CASE COMMENT ON INTERNET SHUTDOWN AND THE ANURADHA CASE BY - SUDHANVA

CASE COMMENT ON INTERNET SHUTDOWN AND THE ANURADHA CASE
 
AUTHORED BY - SUDHANVA
4TH YEAR JINDAL GLOBAL LAW SCHOOL
 
 
 
In a democracy the least that is expected from the government is not to exploit the loopholes in their very own laws, to supress the voices of their own citizens, or make their livelihood inaccessible to them. India has recorded the highest number of internet shutdowns, particularly at times and stages when people have tried to criticize and question the government. The government paints these acts as a threat of mobilisation or security concerns (which may indeed have been the case in few circumstance but quite of often the cover for the government) to impose upon its people a blanket shutdown of the internet. Indeed, the internet does facilitate the non-state elements in conspiring and execution of their missions, but then why has the government without supervision attempted and promoted to digitalise the lives of its citizens on the very platform. Thus, at the end of the day when the government is not equipped with the means to curb the threat of the non-state elements it can only resort to a complete restriction of the internet, leaving its citizens with no alternatives.
 
The legislature and the administrative prior to any valid and explicit laws for restricting the internet, had erroneously brought it under the ambit of section 144 of the CrPC. This statute had become a play tool since the section is essentially confers the government to take all measures in situations when there has been a threat to the society and law. What is more saddening is that the Judiciary too had validate this practice in the case of Gaurav Sureshbhai Vyas v. State of Gujarat giving permission to the government extra-discretion and excessive power. It is only until the Temporary Suspension of Telecom Services (Public Emergency or Public Service) Rules, 2017 where in it could actually be said that any power to restrict the internet was explicitly conferred upon the government.
 
This law has been particularly abused in the previous state of Jammu and Kashmir time and again, when the government had placed blanket bans over the internet for huge period of time unreasonably and even without any warranted laws. When these irregularities had finally reached the doorsteps of the Court in the matter of Anuradha Bhasin v.
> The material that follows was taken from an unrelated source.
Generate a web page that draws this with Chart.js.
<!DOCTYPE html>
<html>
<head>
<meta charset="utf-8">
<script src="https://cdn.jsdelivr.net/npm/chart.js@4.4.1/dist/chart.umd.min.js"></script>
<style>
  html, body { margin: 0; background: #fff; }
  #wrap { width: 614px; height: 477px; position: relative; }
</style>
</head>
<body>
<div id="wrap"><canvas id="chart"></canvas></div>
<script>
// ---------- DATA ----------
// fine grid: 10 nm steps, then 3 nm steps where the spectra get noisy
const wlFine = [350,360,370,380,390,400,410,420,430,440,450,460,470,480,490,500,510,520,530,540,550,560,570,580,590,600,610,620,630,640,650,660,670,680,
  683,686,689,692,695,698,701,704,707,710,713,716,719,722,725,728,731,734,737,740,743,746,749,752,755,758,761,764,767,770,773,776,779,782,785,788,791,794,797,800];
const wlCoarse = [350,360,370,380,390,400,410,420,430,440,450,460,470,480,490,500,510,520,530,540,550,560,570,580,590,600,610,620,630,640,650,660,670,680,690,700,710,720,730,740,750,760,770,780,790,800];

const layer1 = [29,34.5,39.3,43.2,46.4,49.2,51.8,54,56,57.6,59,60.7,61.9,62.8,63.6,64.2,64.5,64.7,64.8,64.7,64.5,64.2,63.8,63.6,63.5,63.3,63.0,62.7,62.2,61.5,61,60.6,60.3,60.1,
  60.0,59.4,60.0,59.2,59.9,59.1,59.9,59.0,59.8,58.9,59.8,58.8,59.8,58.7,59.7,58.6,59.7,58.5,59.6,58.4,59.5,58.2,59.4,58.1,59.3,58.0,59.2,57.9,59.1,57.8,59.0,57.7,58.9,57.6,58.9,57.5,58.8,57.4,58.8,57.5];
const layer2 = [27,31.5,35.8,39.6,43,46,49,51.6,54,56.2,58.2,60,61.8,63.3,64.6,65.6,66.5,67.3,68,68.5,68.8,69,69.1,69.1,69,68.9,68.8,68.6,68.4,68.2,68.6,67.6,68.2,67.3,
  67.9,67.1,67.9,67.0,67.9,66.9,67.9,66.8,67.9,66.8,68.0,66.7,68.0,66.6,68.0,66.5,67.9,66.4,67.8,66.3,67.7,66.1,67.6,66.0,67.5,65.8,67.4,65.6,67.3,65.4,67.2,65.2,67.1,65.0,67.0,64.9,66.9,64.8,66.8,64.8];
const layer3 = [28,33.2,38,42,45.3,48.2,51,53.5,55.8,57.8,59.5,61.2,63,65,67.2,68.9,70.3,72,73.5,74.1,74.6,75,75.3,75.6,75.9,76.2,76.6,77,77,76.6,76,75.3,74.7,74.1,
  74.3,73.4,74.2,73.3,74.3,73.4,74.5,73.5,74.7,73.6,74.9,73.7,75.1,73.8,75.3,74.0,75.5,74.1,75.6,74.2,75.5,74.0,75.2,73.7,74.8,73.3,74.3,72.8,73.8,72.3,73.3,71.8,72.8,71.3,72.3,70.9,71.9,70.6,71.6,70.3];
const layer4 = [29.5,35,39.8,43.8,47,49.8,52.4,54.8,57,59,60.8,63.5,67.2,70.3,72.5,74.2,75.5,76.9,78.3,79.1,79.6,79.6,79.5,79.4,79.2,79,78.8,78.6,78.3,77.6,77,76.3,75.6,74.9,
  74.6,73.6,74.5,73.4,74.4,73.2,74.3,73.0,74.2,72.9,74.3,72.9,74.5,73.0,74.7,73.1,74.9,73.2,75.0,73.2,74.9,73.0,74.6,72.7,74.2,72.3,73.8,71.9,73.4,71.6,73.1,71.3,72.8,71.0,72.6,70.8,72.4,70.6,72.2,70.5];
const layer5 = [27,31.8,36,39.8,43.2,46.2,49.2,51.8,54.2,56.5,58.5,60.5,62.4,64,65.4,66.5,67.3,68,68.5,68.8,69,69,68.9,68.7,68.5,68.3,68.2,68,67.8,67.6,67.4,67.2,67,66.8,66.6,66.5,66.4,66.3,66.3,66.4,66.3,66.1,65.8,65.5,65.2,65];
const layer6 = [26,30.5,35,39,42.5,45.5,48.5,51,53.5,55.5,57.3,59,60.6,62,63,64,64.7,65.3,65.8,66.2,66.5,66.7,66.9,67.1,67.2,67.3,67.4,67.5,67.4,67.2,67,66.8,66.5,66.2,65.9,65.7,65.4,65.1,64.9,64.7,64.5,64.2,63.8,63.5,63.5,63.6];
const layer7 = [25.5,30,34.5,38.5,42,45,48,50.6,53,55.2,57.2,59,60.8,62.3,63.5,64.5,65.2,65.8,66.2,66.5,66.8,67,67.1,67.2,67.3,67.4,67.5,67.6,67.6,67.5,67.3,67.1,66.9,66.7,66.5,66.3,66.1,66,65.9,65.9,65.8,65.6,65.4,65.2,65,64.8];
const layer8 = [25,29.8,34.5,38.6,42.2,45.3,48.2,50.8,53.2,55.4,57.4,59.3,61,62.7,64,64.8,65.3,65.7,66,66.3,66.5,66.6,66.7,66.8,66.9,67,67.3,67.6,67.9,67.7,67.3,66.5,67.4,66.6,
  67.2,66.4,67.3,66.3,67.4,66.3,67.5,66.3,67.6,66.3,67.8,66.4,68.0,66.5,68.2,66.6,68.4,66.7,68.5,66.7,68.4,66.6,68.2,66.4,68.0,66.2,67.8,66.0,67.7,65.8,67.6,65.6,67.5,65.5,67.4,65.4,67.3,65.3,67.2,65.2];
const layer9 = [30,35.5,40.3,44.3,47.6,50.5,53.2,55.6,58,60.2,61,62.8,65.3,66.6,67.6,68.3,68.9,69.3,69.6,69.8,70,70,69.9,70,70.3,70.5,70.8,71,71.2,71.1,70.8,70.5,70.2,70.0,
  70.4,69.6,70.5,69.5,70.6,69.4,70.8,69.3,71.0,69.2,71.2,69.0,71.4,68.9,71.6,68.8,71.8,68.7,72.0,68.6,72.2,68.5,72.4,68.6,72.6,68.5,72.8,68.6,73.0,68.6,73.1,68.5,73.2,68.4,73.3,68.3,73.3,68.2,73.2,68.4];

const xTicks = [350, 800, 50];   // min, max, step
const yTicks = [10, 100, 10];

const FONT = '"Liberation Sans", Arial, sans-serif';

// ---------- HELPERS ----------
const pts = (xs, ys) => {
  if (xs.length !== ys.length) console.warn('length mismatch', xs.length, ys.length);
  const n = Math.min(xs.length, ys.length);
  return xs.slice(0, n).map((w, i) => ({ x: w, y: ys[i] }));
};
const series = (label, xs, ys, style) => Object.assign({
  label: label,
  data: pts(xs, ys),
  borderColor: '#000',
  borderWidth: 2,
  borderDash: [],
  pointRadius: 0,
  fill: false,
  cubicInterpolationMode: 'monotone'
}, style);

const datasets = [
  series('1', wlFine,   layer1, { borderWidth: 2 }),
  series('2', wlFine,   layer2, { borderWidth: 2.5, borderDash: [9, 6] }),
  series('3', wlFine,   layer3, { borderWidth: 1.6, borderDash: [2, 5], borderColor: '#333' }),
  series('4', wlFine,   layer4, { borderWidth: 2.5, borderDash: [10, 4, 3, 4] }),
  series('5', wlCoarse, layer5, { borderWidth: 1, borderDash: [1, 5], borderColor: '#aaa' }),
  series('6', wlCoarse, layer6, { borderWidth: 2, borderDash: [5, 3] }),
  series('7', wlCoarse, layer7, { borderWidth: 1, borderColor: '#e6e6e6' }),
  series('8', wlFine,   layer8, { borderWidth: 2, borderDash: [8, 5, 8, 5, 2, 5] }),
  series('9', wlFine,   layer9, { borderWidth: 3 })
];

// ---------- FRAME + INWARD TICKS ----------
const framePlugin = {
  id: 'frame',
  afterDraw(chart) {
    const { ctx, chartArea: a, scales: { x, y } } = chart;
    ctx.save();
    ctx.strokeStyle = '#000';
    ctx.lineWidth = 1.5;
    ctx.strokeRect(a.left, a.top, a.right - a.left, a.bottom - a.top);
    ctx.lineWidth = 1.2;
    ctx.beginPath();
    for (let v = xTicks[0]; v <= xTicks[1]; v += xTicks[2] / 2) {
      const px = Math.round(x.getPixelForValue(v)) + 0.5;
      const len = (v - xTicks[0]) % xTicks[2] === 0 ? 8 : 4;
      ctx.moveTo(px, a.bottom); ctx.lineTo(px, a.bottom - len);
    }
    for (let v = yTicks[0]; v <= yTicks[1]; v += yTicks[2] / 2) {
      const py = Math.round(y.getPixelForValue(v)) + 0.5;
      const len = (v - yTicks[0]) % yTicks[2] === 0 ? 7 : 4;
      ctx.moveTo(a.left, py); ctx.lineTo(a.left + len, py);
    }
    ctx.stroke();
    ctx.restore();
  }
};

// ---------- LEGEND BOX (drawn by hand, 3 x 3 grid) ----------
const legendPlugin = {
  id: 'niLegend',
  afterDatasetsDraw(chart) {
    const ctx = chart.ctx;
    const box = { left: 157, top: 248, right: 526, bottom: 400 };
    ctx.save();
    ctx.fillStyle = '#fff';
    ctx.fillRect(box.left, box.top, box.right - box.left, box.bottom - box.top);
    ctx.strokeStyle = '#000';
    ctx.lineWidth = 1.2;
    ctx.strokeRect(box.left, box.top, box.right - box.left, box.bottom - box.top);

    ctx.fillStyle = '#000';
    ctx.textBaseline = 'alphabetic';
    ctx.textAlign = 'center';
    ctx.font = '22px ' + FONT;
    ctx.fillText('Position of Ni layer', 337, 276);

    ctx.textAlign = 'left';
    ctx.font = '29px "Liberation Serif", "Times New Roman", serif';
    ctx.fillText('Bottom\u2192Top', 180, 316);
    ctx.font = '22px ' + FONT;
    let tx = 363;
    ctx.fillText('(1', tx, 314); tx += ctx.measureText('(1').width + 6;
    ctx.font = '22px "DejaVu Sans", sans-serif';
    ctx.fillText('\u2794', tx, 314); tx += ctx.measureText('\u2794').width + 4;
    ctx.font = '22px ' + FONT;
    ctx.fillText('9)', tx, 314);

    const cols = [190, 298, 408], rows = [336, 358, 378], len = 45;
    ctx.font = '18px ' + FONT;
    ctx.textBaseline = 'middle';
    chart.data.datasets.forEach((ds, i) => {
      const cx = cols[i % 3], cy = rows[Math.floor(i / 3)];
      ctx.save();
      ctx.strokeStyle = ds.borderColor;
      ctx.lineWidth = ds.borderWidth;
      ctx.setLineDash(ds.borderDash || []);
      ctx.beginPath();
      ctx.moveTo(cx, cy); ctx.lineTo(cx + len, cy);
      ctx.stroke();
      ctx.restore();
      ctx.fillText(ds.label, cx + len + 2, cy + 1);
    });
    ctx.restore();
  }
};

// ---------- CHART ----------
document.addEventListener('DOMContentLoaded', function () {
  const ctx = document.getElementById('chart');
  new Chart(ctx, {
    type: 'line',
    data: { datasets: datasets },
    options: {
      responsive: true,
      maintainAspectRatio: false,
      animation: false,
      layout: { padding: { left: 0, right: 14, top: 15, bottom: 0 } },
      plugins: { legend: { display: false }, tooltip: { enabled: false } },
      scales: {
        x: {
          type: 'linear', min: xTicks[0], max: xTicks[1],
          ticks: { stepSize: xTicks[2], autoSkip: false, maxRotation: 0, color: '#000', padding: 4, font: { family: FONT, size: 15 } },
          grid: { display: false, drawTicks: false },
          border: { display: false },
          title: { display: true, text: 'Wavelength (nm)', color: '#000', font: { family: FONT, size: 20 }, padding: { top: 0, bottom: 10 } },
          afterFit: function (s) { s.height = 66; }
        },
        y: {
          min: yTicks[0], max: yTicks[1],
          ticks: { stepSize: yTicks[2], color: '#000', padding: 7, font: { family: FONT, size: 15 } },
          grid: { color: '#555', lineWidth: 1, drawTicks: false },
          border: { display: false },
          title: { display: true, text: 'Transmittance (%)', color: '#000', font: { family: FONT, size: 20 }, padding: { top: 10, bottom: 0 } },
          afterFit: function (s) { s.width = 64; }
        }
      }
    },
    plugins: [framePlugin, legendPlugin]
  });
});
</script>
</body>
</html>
Union of India, it could be said that the Honourable Court has rather provided an unjust verdict and evaded from performing a complete investigation and analysis of the matter. The reasoning for the disappointment is that firstly, that the Court has not evaluated the position whether the access to Internet is a fundamental right or not, it has rather addressed only whether a certain narrowed utilities of the internet would constitute a fundamental right. Secondly, while the court was tasked in actually measuring the proportionality of the restriction to the fundamental right, it has spoken volumes of the importance of the doctrine but not at a single instance actually weighed the restriction against the right. Thirdly, while the court was supposed to be the ultimate reviewer of such unreasonable orders, it has failed to take any assertive action in ruling against the arbitrary internet shutdown orders, rather has gently brushed away the matter to a committee-based introspection.
 
In the judgement the court takes us through the developments and jurisprudence of the Court in acceptance the various mediums created for the serving the freedom of speech and profession under Article 19 (1) (a) and (g) including the internet in this particular case. It is to be noted that when they exclude having access to the internet as a fundamental right, then it could only mean that only if the internet is being used for the purpose of free speech or profession is it granted as a fundamental right, it does not account for any other use of the internet for instance for educational purposes or banking or healthcare purposes. It is the utility of the internet in limited ways which can be fit into the definitions under the two clauses is the only way that it could be a fundamental right.
 
When the question of proportionality was raised, the court has evidently buried the issue under the carpet. Since, this was the biggest opportunity to verify whether a blanket shutdown of the internet is the only option whenever the government faces with a cyber threat or aggression. The court could have utilised it to question the existence of measures which could have been taken such surveillance of social media platforms, restriction on certain websites and etc among many other options. However, the court ended up gauging with the discrepancy in the meaning of a temporary shutdown, to which too the answer was not satisfying. The best the court was able to deliver was a review committee which would offer an evaluation directly to the government whether the period specified by them for such shutdowns were necessary or not.
 
Lastly, when the court have all the discretionary power to grant and create any legal remedy for the citizens, even after recognising the numerous fallacies in the narrative of the Government, the Court refrained from taking any affirmative measures in rectifying the unreasonable restrictions. It had come to some suggestive conclusions such as the government should likely consider allowing access to e-banking sites, government websites and directing them to review the current restrictions. 
 
Thus, the court have essentially fortified the powers of the government to place blanket restriction on the Internet for temporary periods rather then bringing down the crises of the internet shutdowns. As the court although find the utility of the internet for the free speech and carrying out their profession, the courts have found such restriction to be brought under Article 19 (2) of the constitution reasonable. The new laws has only changed the statute name and the section to implement such an unreasonable restriction while the motive and powers are not being questioned for any checks and measures like the court which has remained silent over the matter. It wouldn’t be a surprise to continue see that India is still the country with the largest internet shutdowns.